— Start of Provided material —

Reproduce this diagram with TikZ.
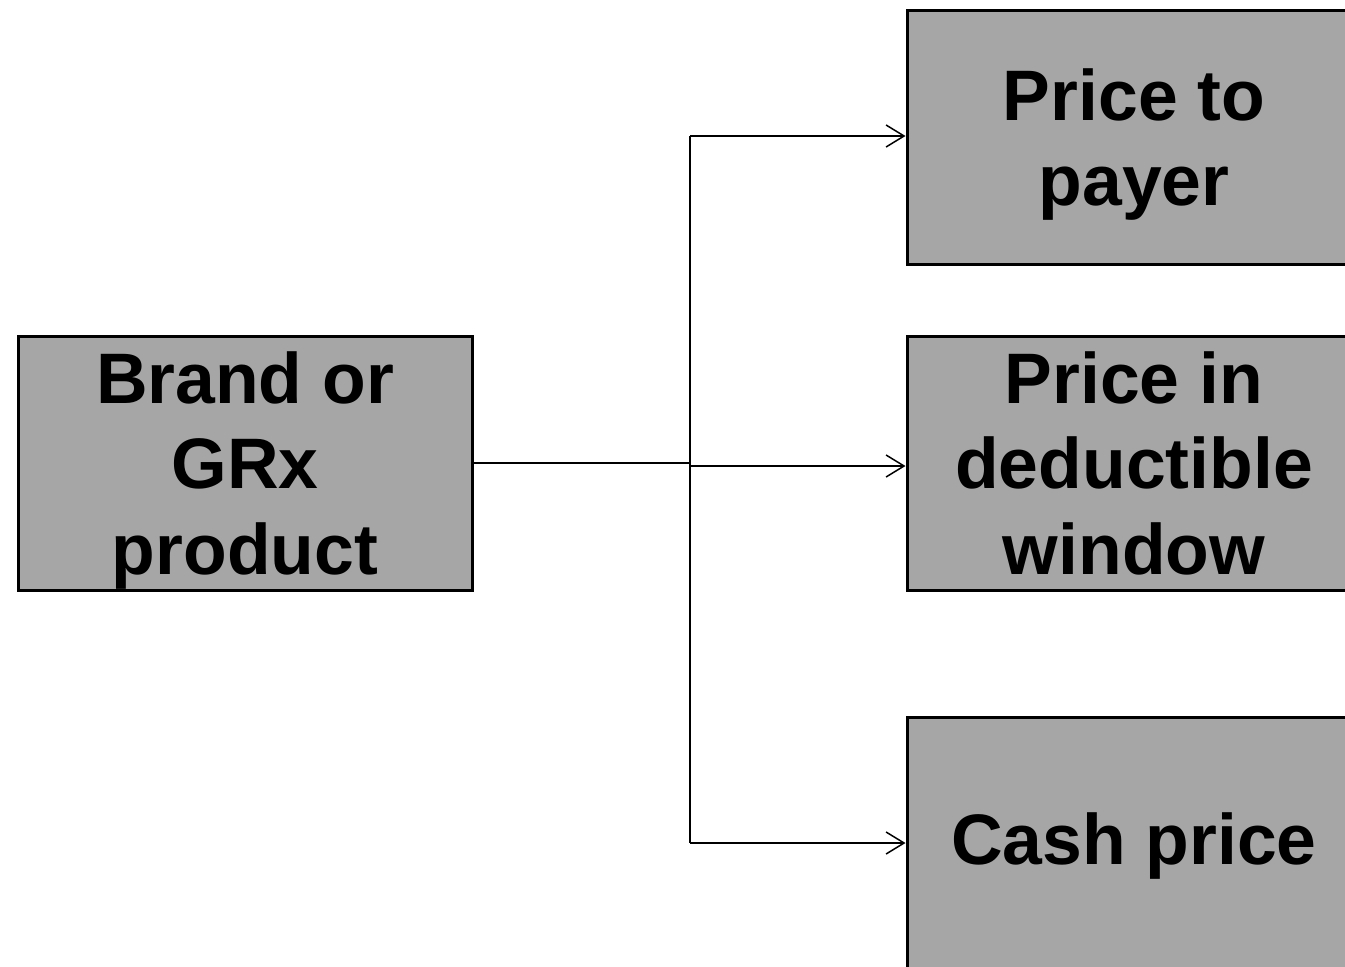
\documentclass[tikz,border=0pt]{standalone}
\usepackage{fontspec}
\setmainfont{Liberation Sans}
\usetikzlibrary{arrows.meta}
\definecolor{boxgray}{RGB}{166,166,166}
% #1: offset of the first baseline below the box centre
\newcommand\boxlines[2]{\raisebox{#1}[0pt][0pt]{\begin{tabular}[t]{@{}c@{}}#2\end{tabular}}}
\tikzset{
  box/.style={draw=black, line width=3pt, fill=boxgray, minimum width=454pt, minimum height=254pt,
    inner sep=0pt, font=\fontsize{71.5}{85.5}\selectfont\bfseries},
  conn/.style={draw=black, line width=1.5pt},
  arr/.style={conn, -{Straight Barb[length=18pt,width=22pt,line width=1.5pt]}}
}
\begin{document}
\begin{tikzpicture}[x=1pt,y=-1pt]
\useasboundingbox (0,0) rectangle (1345,967);
\clip (0,0) rectangle (1345,967);
\node[box] (brand) at (245,463) {\boxlines{60pt}{Brand or\\GRx\\product}};
\node[box] (payer) at (1134,137) {\boxlines{17pt}{Price to\\payer}};
\node[box] (deduct) at (1134,463) {\boxlines{60pt}{Price in\\deductible\\window}};
\node[box] (cash) at (1134,844) {\boxlines{-20pt}{Cash price}};
\coordinate (jt) at (690,136);
\coordinate (jm) at (690,463);
\coordinate (jb) at (690,843);
\draw[conn] (brand.east) -- (jm);
\draw[conn] (jt) -- (jb);
\draw[arr] (jt) -- (payer.west |- jt);
\draw[arr] ([yshift=-3pt]jm) -- ([yshift=-3pt]deduct.west);
\draw[arr] (jb) -- (cash.west |- jb);
\end{tikzpicture}
\end{document}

— End of Provided material —

§ Goal:
Copy all the data exactly as written, but skip any picture.

§ Output:
Reproduce this diagram with TikZ.
\documentclass[tikz,border=0pt]{standalone}
\usepackage{fontspec}
\setmainfont{Liberation Sans}
\usetikzlibrary{arrows.meta}
\definecolor{boxgray}{RGB}{166,166,166}
% #1: offset of the first baseline below the box centre
\newcommand\boxlines[2]{\raisebox{#1}[0pt][0pt]{\begin{tabular}[t]{@{}c@{}}#2\end{tabular}}}
\tikzset{
  box/.style={draw=black, line width=3pt, fill=boxgray, minimum width=454pt, minimum height=254pt,
    inner sep=0pt, font=\fontsize{71.5}{85.5}\selectfont\bfseries},
  conn/.style={draw=black, line width=1.5pt},
  arr/.style={conn, -{Straight Barb[length=18pt,width=22pt,line width=1.5pt]}}
}
\begin{document}
\begin{tikzpicture}[x=1pt,y=-1pt]
\useasboundingbox (0,0) rectangle (1345,967);
\clip (0,0) rectangle (1345,967);
\node[box] (brand) at (245,463) {\boxlines{60pt}{Brand or\\GRx\\product}};
\node[box] (payer) at (1134,137) {\boxlines{17pt}{Price to\\payer}};
\node[box] (deduct) at (1134,463) {\boxlines{60pt}{Price in\\deductible\\window}};
\node[box] (cash) at (1134,844) {\boxlines{-20pt}{Cash price}};
\coordinate (jt) at (690,136);
\coordinate (jm) at (690,463);
\coordinate (jb) at (690,843);
\draw[conn] (brand.east) -- (jm);
\draw[conn] (jt) -- (jb);
\draw[arr] (jt) -- (payer.west |- jt);
\draw[arr] ([yshift=-3pt]jm) -- ([yshift=-3pt]deduct.west);
\draw[arr] (jb) -- (cash.west |- jb);
\end{tikzpicture}
\end{document}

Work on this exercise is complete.